An important thing to recognize about Schenkerian analysis is that the notes in the analysis do not really exist (or rather, they are "tones"; see Rothstein). I mean, they're there, you can play them, but the analysis is meant to be a short hand for what's going on in the music rather than a summation of the musical foreground itself. As Steve Larson puts it in Musical Forces:Motion, Metaphor, and Meaning in Music:

>A Schenkerian analysis is a diachronic event hierarchy. Each node of a Schenkerian analysis is concrete in the sense that it is a musical note of specific pitch and corresponds to a certain duration of the piece it represents. However, each node in the higher levels of a Schenkerian analysis is also more abstract than the leaves. In a Schenkerian “voice-leading graph,” one note of the analysis may stand for many notes in the passage analyzed. That note stands for other notes—it is not selected from those notes. Thus a given level may not be regarded as a literal subset of the level closer to the leaves. For instance, in a trill on a quarter note D, the D stands for the whole trill (including a possible Nachschlag); no single D in the trill is the “real D” (and, of course, none of the D’s in the trill is a quarter note). In fact, Schenkerian analyses often include “implied tones,” notes that are not literally present in the passage analyzed. Two additional examples include substitution (in which a 7 at a level closer to the foreground may “stand for” a 2) and chromatic transformation (in which a diatonic pitch at a level closer to the background is represented in the surface of the music by a chromatic pitch). William Benjamin (1984) has written on this topic and offers a nice example of a harmony that is prolonged but nowhere literally present in the musical surface. (56-57)
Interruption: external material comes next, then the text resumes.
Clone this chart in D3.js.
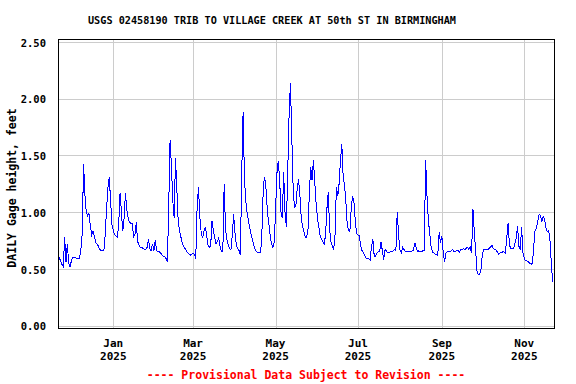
<!DOCTYPE html>
<html>
<head>
<meta charset="utf-8">
<script src="https://cdn.jsdelivr.net/npm/d3@7"></script>
<style>
  body { margin: 0; background: #fff; }
  svg { display: block; }
  text { font-family: "DejaVu Sans Mono", monospace; font-weight: bold; }
</style>
</head>
<body>
<svg id="chart"></svg>
<script>
var chartTitle = "USGS 02458190 TRIB TO VILLAGE CREEK AT 50th ST IN BIRMINGHAM";
var yLabel = "DAILY Gage height, feet";
var footNote = "---- Provisional Data Subject to Revision ----";

// daily values, first one is 2024-11-22
var firstDay = "2024-11-22";
var gageHeight = [
    0.60, 0.57, 0.54, 0.52, 0.78, 0.56, 0.72, 0.55, 0.52, 0.57,
    0.60, 0.60, 0.60, 0.59, 0.59, 0.59, 0.67, 0.81, 1.42, 1.15,
    1.00, 0.97, 0.99, 0.88, 0.80, 0.83, 0.79, 0.73, 0.72, 0.70,
    0.67, 0.66, 0.66, 0.66, 0.80, 1.03, 1.21, 1.31, 1.10, 0.89,
    0.84, 0.80, 0.79, 0.78, 0.90, 1.17, 1.00, 0.83, 0.95, 1.17,
    1.02, 0.95, 0.91, 0.90, 0.90, 0.78, 0.80, 0.91, 0.74, 0.71,
    0.69, 0.69, 0.68, 0.67, 0.67, 0.69, 0.76, 0.68, 0.66, 0.72,
    0.66, 0.75, 0.66, 0.65, 0.65, 0.64, 0.62, 0.61, 0.61, 0.59,
    0.56, 1.06, 1.64, 1.40, 1.10, 0.95, 1.48, 1.20, 0.92, 0.83,
    0.78, 0.73, 0.70, 0.68, 0.66, 0.64, 0.63, 0.62, 0.63, 0.64,
    0.63, 0.59, 1.05, 1.22, 0.96, 0.82, 0.77, 0.83, 0.87, 0.80,
    0.71, 0.69, 0.70, 0.92, 0.84, 0.78, 0.72, 0.74, 0.77, 0.70,
    0.65, 0.65, 1.25, 0.85, 0.76, 0.71, 0.68, 0.67, 0.80, 0.98,
    0.82, 0.71, 0.68, 0.66, 0.62, 1.35, 1.88, 1.30, 1.10, 0.99,
    0.92, 0.86, 0.80, 0.75, 0.70, 0.67, 0.65, 0.64, 0.64, 0.64,
    0.85, 1.24, 1.31, 1.20, 1.00, 0.90, 0.80, 0.72, 0.69, 0.73,
    1.00, 1.34, 1.45, 1.30, 1.00, 0.95, 1.35, 1.00, 0.87, 1.34,
    1.85, 2.14, 1.67, 1.22, 1.04, 1.05, 1.20, 1.29, 1.15, 0.95,
    0.87, 0.83, 0.78, 0.78, 0.85, 1.17, 1.40, 1.28, 1.46, 1.27,
    1.08, 0.95, 0.87, 0.79, 0.76, 0.74, 0.72, 0.80, 1.03, 1.18,
    0.85, 0.74, 0.70, 0.67, 0.80, 1.22, 1.14, 1.25, 1.45, 1.60,
    1.32, 1.24, 1.10, 0.90, 0.84, 0.83, 1.04, 1.14, 1.09, 0.92,
    0.81, 0.80, 0.79, 0.70, 0.66, 0.64, 0.62, 0.59, 0.59, 0.59,
    0.58, 0.70, 0.76, 0.61, 0.61, 0.64, 0.65, 0.65, 0.74, 0.66,
    0.58, 0.67, 0.66, 0.64, 0.64, 0.65, 0.65, 0.66, 0.67, 0.66,
    1.00, 0.80, 0.67, 0.64, 0.69, 0.67, 0.65, 0.65, 0.65, 0.65,
    0.65, 0.66, 0.66, 0.73, 0.69, 0.65, 0.66, 0.65, 0.65, 0.66,
    0.66, 1.46, 1.15, 0.93, 0.82, 0.70, 0.65, 0.64, 0.63, 0.63,
    0.62, 0.82, 0.73, 0.79, 0.65, 0.56, 0.64, 0.65, 0.65, 0.65,
    0.66, 0.67, 0.65, 0.65, 0.66, 0.66, 0.65, 0.67, 0.67, 0.68,
    0.67, 0.68, 0.69, 0.67, 0.69, 0.64, 1.03, 0.83, 0.66, 0.48,
    0.45, 0.45, 0.50, 0.63, 0.67, 0.67, 0.67, 0.67, 0.68, 0.69,
    0.71, 0.68, 0.67, 0.67, 0.65, 0.63, 0.64, 0.64, 0.65, 0.65,
    0.64, 0.77, 0.90, 0.71, 0.68, 0.68, 0.68, 0.72, 0.77, 0.88,
    0.70, 0.67, 0.87, 0.64, 0.59, 0.57, 0.57, 0.56, 0.55, 0.54,
    0.55, 0.70, 0.84, 0.86, 0.92, 0.98, 0.97, 0.92, 0.96, 0.94,
    0.86, 0.83, 0.84, 0.75, 0.55, 0.38
];

var yTicks = [0, 0.5, 1.0, 1.5, 2.0, 2.5];
var xTicks = ["2025-01-01", "2025-03-01", "2025-05-01", "2025-07-01", "2025-09-01", "2025-11-01"];
var xTickMonth = ["Jan", "Mar", "May", "Jul", "Sep", "Nov"];
var xTickYear = ["2025", "2025", "2025", "2025", "2025", "2025"];

var width = 576, height = 384;
var plot = { left: 58.5, right: 554.5, top: 39.5, bottom: 328.5 };

var parseDay = d3.utcParse("%Y-%m-%d");
var start = parseDay(firstDay);

var data = gageHeight.map(function (v, i) {
    return { date: d3.utcDay.offset(start, i), value: v };
});

var x = d3.scaleUtc()
    .domain([Date.UTC(2024, 10, 21, 11), Date.UTC(2025, 10, 23, 8)])
    .range([plot.left, plot.right]);
var y = d3.scaleLinear()
    .domain([-0.026, 2.522])
    .range([plot.bottom, plot.top]);

var svg = d3.select("#chart")
    .attr("width", width)
    .attr("height", height);

// grid
svg.append("g")
    .selectAll("line")
    .data(yTicks)
    .enter().append("line")
    .attr("x1", plot.left).attr("x2", plot.right)
    .attr("y1", function (d) { return Math.round(y(d)) + 0.5; })
    .attr("y2", function (d) { return Math.round(y(d)) + 0.5; })
    .attr("stroke", "#cccccc");

svg.append("g")
    .selectAll("line")
    .data(xTicks)
    .enter().append("line")
    .attr("x1", function (d) { return Math.round(x(parseDay(d))) + 0.5; })
    .attr("x2", function (d) { return Math.round(x(parseDay(d))) + 0.5; })
    .attr("y1", plot.top).attr("y2", plot.bottom)
    .attr("stroke", "#cccccc");

// the line
var valueline = d3.line()
    .x(function (d) { return x(d.date); })
    .y(function (d) { return y(d.value); });

svg.append("path")
    .datum(data)
    .attr("fill", "none")
    .attr("stroke", "#0000ff")
    .attr("stroke-width", 1)
    .attr("shape-rendering", "crispEdges")
    .attr("d", valueline);

// frame
svg.append("rect")
    .attr("x", plot.left).attr("y", plot.top)
    .attr("width", plot.right - plot.left)
    .attr("height", plot.bottom - plot.top)
    .attr("fill", "none")
    .attr("stroke", "#000");

// y tick labels
svg.append("g")
    .selectAll("text")
    .data(yTicks)
    .enter().append("text")
    .attr("x", 46)
    .attr("y", function (d) { return y(d) + 1; })
    .attr("dy", "0.35em")
    .attr("text-anchor", "end")
    .style("font-size", "10.5px")
    .text(function (d) { return d3.format(".2f")(d); });

// x tick labels
var xl = svg.append("g")
    .selectAll("text")
    .data(xTicks)
    .enter().append("text")
    .attr("text-anchor", "middle")
    .style("font-size", "11px");
xl.append("tspan")
    .attr("x", function (d) { return x(parseDay(d)); })
    .attr("y", 347)
    .text(function (d, i) { return xTickMonth[i]; });
xl.append("tspan")
    .attr("x", function (d) { return x(parseDay(d)); })
    .attr("y", 360)
    .text(function (d, i) { return xTickYear[i]; });

// titles
svg.append("text")
    .attr("x", 272).attr("y", 24)
    .attr("text-anchor", "middle")
    .style("font-size", "10.2px")
    .text(chartTitle);

svg.append("text")
    .attr("transform", "translate(16,188) rotate(-90)")
    .attr("text-anchor", "middle")
    .style("font-size", "11.5px")
    .text(yLabel);

svg.append("text")
    .attr("x", 306).attr("y", 379)
    .attr("text-anchor", "middle")
    .attr("fill", "#ff0000")
    .style("font-size", "11.5px")
    .text(footNote);
</script>
</body>
</html>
And William Rothstein offers a good summary of the logic of Schenkerian archetypes in On Implied Tones:

>If substitution for the 2 is so common, why, one might ask, should it be considered a deviation from the norm rather that (sic) as a norm itself? Why not allow alternative forms of the Fundamental Line, such as 3–7–8 or 5–4–3–7–8 (8 being equivalent to 1)? To answer these questions is to illustrate the Gestalt nature of Schenkerian thinking. Three principles are involved. First, there is Schenker's concept of melodic fluency— referred to earlier—which always gives precedence to stepwise motion (though leaps are not prohibited in Schenker's early formulation of the idea). Second, there is the Gestalt principle of 'good continuation', according to which a perceiver seeks to connect new stimuli with old ones in the simplest and most
predictable way possible; for musical lines, this generally means a continuation that follows whatever scale—chromatic, diatonic, chordal, etc.—was defined by the portion of the line heard previously. The third principle is the imaginary continuo.

>When these three principles are conjoined, the restriction to a stepwise Fundamental Line becomes easier to understand. The imaginary continuo makes 2 available as part of the V harmony, despite the presence of 7 in the melody. Given a line of 3–7–8 supported by I–V–I, the ear will readily conclude that 7—which forms a harmonized incomplete neighbour to 8 (or 1)—is a substitute for the harmonized passing note 2, since 2 conforms better to the principles of melodic fluency and good continuation. (With a line of 5-4-3-7-8, the principle of good continuation operates more obviously.) (305-306)

Another paper, Nobile's Counterpoint in Rock Music: Unpacking the "Melodic-Harmonic Divorce", shows just how useful it can be to recognize the symbolic language of Schenkerian analysis. In his "syntax divorce" category, the Bassbrechung and Urlinie represent different Stufen entirely, yet share the same form-functional role. He illustrates with IV–I harmonic cadences supporting 2–1 melodic descents. In this case, we're not dealing with any implied tones, but rather events on the musical foreground that represent an archetype in notably different ways. It is understood that IV–I is a conventional cadential progression in rock music, and at the same time we have this 2–1 as a closure coming from a linear melodic descent.